Records with drawing code:
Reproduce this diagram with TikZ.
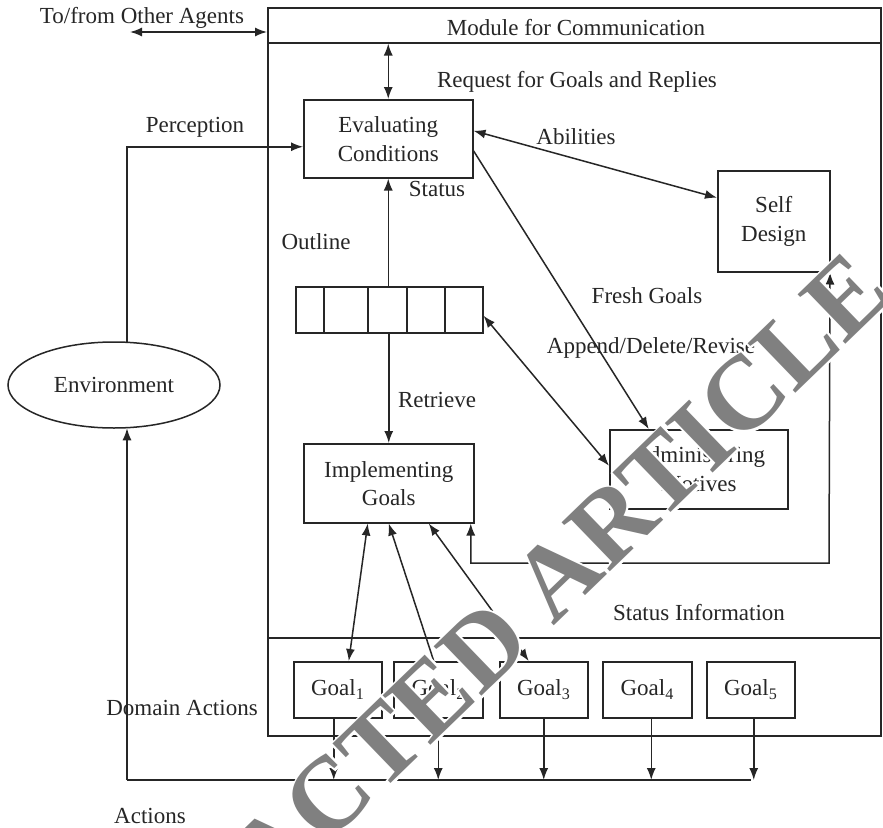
\documentclass[tikz,border=0pt]{standalone}
\usepackage{fontspec}
\setmainfont{Liberation Serif}
\newfontfamily\wmfont{Liberation Serif Bold}
\newfontfamily\wmhalo[FakeBold=4]{Liberation Serif Bold}
\usetikzlibrary{arrows.meta,calc,shapes.geometric}
\begin{document}
\begin{tikzpicture}[x=1pt,y=-1pt,
  every node/.style={font=\fontsize{23}{27}\selectfont, text=black!85},
  ln/.style={draw=black!85, line width=1.5pt},
  arr/.style={ln, -{Latex[length=12pt,width=9pt]}},
  darr/.style={ln, {Latex[length=12pt,width=9pt]}-{Latex[length=12pt,width=9pt]}},
  box/.style={ln, rectangle, inner sep=0pt, align=center, anchor=north west},
  lbl/.style={inner sep=0pt},
  wmark/.style={inner sep=0pt, rotate=44}
]
\useasboundingbox (0,0) rectangle (883,827);
\fill[white] (0,0) rectangle (883,827);

% containers
\node[box, minimum width=613pt, minimum height=728pt] (agent) at (267,7) {};
\node[box, minimum width=613pt, minimum height=35pt] (comm) at (267,7) {};
\node[lbl] (commt) at (576,28) {Module for Communication};
\node[box, minimum width=613pt, minimum height=98pt] (goalarea) at (267,637) {};

% main nodes
\node[box, minimum width=169pt, minimum height=78pt] (eval) at (303,99) {Evaluating\\[2pt]Conditions};
\node[box, minimum width=112pt, minimum height=101pt] (self) at (717,170) {Self\\[2pt]Design};
\node[box, minimum width=187pt, minimum height=46pt] (queue) at (295,286) {};
\foreach \x in {324,368,407,445}{
  \draw[ln] (\x,286) -- (\x,332);
}
\node[box, minimum width=170pt, minimum height=79pt] (impl) at (303,443) {Implementing\\[1pt]Goals};
\node[box, minimum width=178pt, minimum height=79pt] (admin) at (609,429) {Administering\\[2pt]Motives};
\node[ln, ellipse, minimum width=212pt, minimum height=86pt, inner sep=0pt] (env) at (114,385) {Environment};

\node[box, minimum width=88pt, minimum height=56pt] (g1) at (293,661) {Goal\textsubscript{1}};
\node[box, minimum width=89pt, minimum height=56pt] (g2) at (393,661) {Goal\textsubscript{2}};
\node[box, minimum width=88pt, minimum height=56pt] (g3) at (499,661) {Goal\textsubscript{3}};
\node[box, minimum width=89pt, minimum height=56pt] (g4) at (602,661) {Goal\textsubscript{4}};
\node[box, minimum width=88pt, minimum height=56pt] (g5) at (706,661) {Goal\textsubscript{5}};

% coordinates
\coordinate (oa) at (130,32);
\coordinate (busL) at (127,780);
\coordinate (loopc) at (829,563);

% connectors
\draw[darr] (oa) -- (oa -| comm.west);
\draw[darr] (eval.north |- comm.south) -- (eval.north);
\draw[arr] ($(env.north)+(13,0.5)$) |- ($(eval.west)+(0,8)$);
\draw[arr] (queue.north -| eval.south) -- (eval.south);
\draw[arr] (queue.south -| impl.north) -- (impl.north);
\draw[darr] ($(eval.east)+(0,-8)$) -- ($(self.west)+(0,-23.5)$);
\draw[arr] ($(eval.east)+(0,12)$) -- ($(admin.north)+(-50,0)$);
\draw[darr] ($(queue.east)+(0,6)$) -- ($(admin.west)+(0,-3.5)$);
\draw[darr] ($(impl.south)+(82,0)$) |- (loopc) -- ($(self.south east)+(-0.5,0)$);
\draw[darr] ($(impl.south)+(-21,0)$) -- ($(g1.north)+(11,0)$);
\draw[arr] ($(g2.north)+(-4.5,0)$) -- (impl.south);
\draw[darr] ($(impl.south)+(40,0)$) -- ($(g3.north)+(-15,0)$);

\draw[arr] (busL) -- ($(env.south)+(13,-0.5)$);
\draw[ln] (busL) -- (busL -| g5.south);
\foreach \g/\d in {g1/-4,g2/0,g3/0,g4/4,g5/3}{
  \draw[arr] ($(\g.south)+(\d,0)$) -- ($(\g.south |- busL)+(\d,0)$);
}

% labels
\node[lbl] (l1) at (142,18) {To/from Other Agents};
\node[lbl] (l2) at (195,127) {Perception};
\node[lbl] (l3) at (577,82) {Request for Goals and Replies};
\node[lbl] (l4) at (576,137) {Abilities};
\node[lbl] (l5) at (437,189) {Status};
\node[lbl] (l6) at (316,242) {Outline};
\node[lbl] (l7) at (647,296) {Fresh Goals};
\node[lbl] (l8) at (651,348) {Append/Delete/Revise};
\node[lbl] (l9) at (437,400) {Retrieve};
\node[lbl] (l10) at (699,613) {Status Information};
\node[lbl] (l11) at (182,708) {Domain Actions};
\node[lbl] (l12) at (150,816) {Actions};

% watermark (white halo, then grey letters)
\node[wmark, font=\wmhalo\fontsize{105}{105}\selectfont, text=white] (wmh) at (454,675) {RETRACTED ARTICLE};
\node[wmark, font=\wmfont\fontsize{105}{105}\selectfont, text=black!50] (wm) at (454,675) {RETRACTED ARTICLE};
\end{tikzpicture}
\end{document}
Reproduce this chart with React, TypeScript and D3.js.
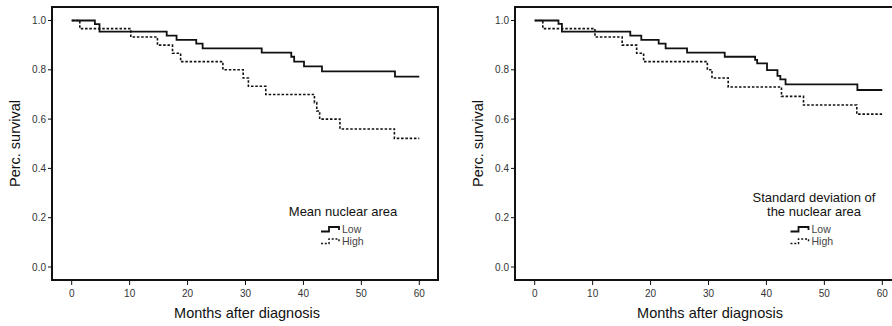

§ **PROBLEM STATEMENT**
Restate the data above exactly, stripping out each image.

§ **COMPLETED TASK**
Reproduce this diagram with TikZ.
\documentclass[tikz,border=0pt]{standalone}
\usepackage{fontspec}
\setmainfont{Liberation Serif}
\newfontfamily\wmfont{Liberation Serif Bold}
\newfontfamily\wmhalo[FakeBold=4]{Liberation Serif Bold}
\usetikzlibrary{arrows.meta,calc,shapes.geometric}
\begin{document}
\begin{tikzpicture}[x=1pt,y=-1pt,
  every node/.style={font=\fontsize{23}{27}\selectfont, text=black!85},
  ln/.style={draw=black!85, line width=1.5pt},
  arr/.style={ln, -{Latex[length=12pt,width=9pt]}},
  darr/.style={ln, {Latex[length=12pt,width=9pt]}-{Latex[length=12pt,width=9pt]}},
  box/.style={ln, rectangle, inner sep=0pt, align=center, anchor=north west},
  lbl/.style={inner sep=0pt},
  wmark/.style={inner sep=0pt, rotate=44}
]
\useasboundingbox (0,0) rectangle (883,827);
\fill[white] (0,0) rectangle (883,827);

% containers
\node[box, minimum width=613pt, minimum height=728pt] (agent) at (267,7) {};
\node[box, minimum width=613pt, minimum height=35pt] (comm) at (267,7) {};
\node[lbl] (commt) at (576,28) {Module for Communication};
\node[box, minimum width=613pt, minimum height=98pt] (goalarea) at (267,637) {};

% main nodes
\node[box, minimum width=169pt, minimum height=78pt] (eval) at (303,99) {Evaluating\\[2pt]Conditions};
\node[box, minimum width=112pt, minimum height=101pt] (self) at (717,170) {Self\\[2pt]Design};
\node[box, minimum width=187pt, minimum height=46pt] (queue) at (295,286) {};
\foreach \x in {324,368,407,445}{
  \draw[ln] (\x,286) -- (\x,332);
}
\node[box, minimum width=170pt, minimum height=79pt] (impl) at (303,443) {Implementing\\[1pt]Goals};
\node[box, minimum width=178pt, minimum height=79pt] (admin) at (609,429) {Administering\\[2pt]Motives};
\node[ln, ellipse, minimum width=212pt, minimum height=86pt, inner sep=0pt] (env) at (114,385) {Environment};

\node[box, minimum width=88pt, minimum height=56pt] (g1) at (293,661) {Goal\textsubscript{1}};
\node[box, minimum width=89pt, minimum height=56pt] (g2) at (393,661) {Goal\textsubscript{2}};
\node[box, minimum width=88pt, minimum height=56pt] (g3) at (499,661) {Goal\textsubscript{3}};
\node[box, minimum width=89pt, minimum height=56pt] (g4) at (602,661) {Goal\textsubscript{4}};
\node[box, minimum width=88pt, minimum height=56pt] (g5) at (706,661) {Goal\textsubscript{5}};

% coordinates
\coordinate (oa) at (130,32);
\coordinate (busL) at (127,780);
\coordinate (loopc) at (829,563);

% connectors
\draw[darr] (oa) -- (oa -| comm.west);
\draw[darr] (eval.north |- comm.south) -- (eval.north);
\draw[arr] ($(env.north)+(13,0.5)$) |- ($(eval.west)+(0,8)$);
\draw[arr] (queue.north -| eval.south) -- (eval.south);
\draw[arr] (queue.south -| impl.north) -- (impl.north);
\draw[darr] ($(eval.east)+(0,-8)$) -- ($(self.west)+(0,-23.5)$);
\draw[arr] ($(eval.east)+(0,12)$) -- ($(admin.north)+(-50,0)$);
\draw[darr] ($(queue.east)+(0,6)$) -- ($(admin.west)+(0,-3.5)$);
\draw[darr] ($(impl.south)+(82,0)$) |- (loopc) -- ($(self.south east)+(-0.5,0)$);
\draw[darr] ($(impl.south)+(-21,0)$) -- ($(g1.north)+(11,0)$);
\draw[arr] ($(g2.north)+(-4.5,0)$) -- (impl.south);
\draw[darr] ($(impl.south)+(40,0)$) -- ($(g3.north)+(-15,0)$);

\draw[arr] (busL) -- ($(env.south)+(13,-0.5)$);
\draw[ln] (busL) -- (busL -| g5.south);
\foreach \g/\d in {g1/-4,g2/0,g3/0,g4/4,g5/3}{
  \draw[arr] ($(\g.south)+(\d,0)$) -- ($(\g.south |- busL)+(\d,0)$);
}

% labels
\node[lbl] (l1) at (142,18) {To/from Other Agents};
\node[lbl] (l2) at (195,127) {Perception};
\node[lbl] (l3) at (577,82) {Request for Goals and Replies};
\node[lbl] (l4) at (576,137) {Abilities};
\node[lbl] (l5) at (437,189) {Status};
\node[lbl] (l6) at (316,242) {Outline};
\node[lbl] (l7) at (647,296) {Fresh Goals};
\node[lbl] (l8) at (651,348) {Append/Delete/Revise};
\node[lbl] (l9) at (437,400) {Retrieve};
\node[lbl] (l10) at (699,613) {Status Information};
\node[lbl] (l11) at (182,708) {Domain Actions};
\node[lbl] (l12) at (150,816) {Actions};

% watermark (white halo, then grey letters)
\node[wmark, font=\wmhalo\fontsize{105}{105}\selectfont, text=white] (wmh) at (454,675) {RETRACTED ARTICLE};
\node[wmark, font=\wmfont\fontsize{105}{105}\selectfont, text=black!50] (wm) at (454,675) {RETRACTED ARTICLE};
\end{tikzpicture}
\end{document}
Reproduce this chart with React, TypeScript and D3.js.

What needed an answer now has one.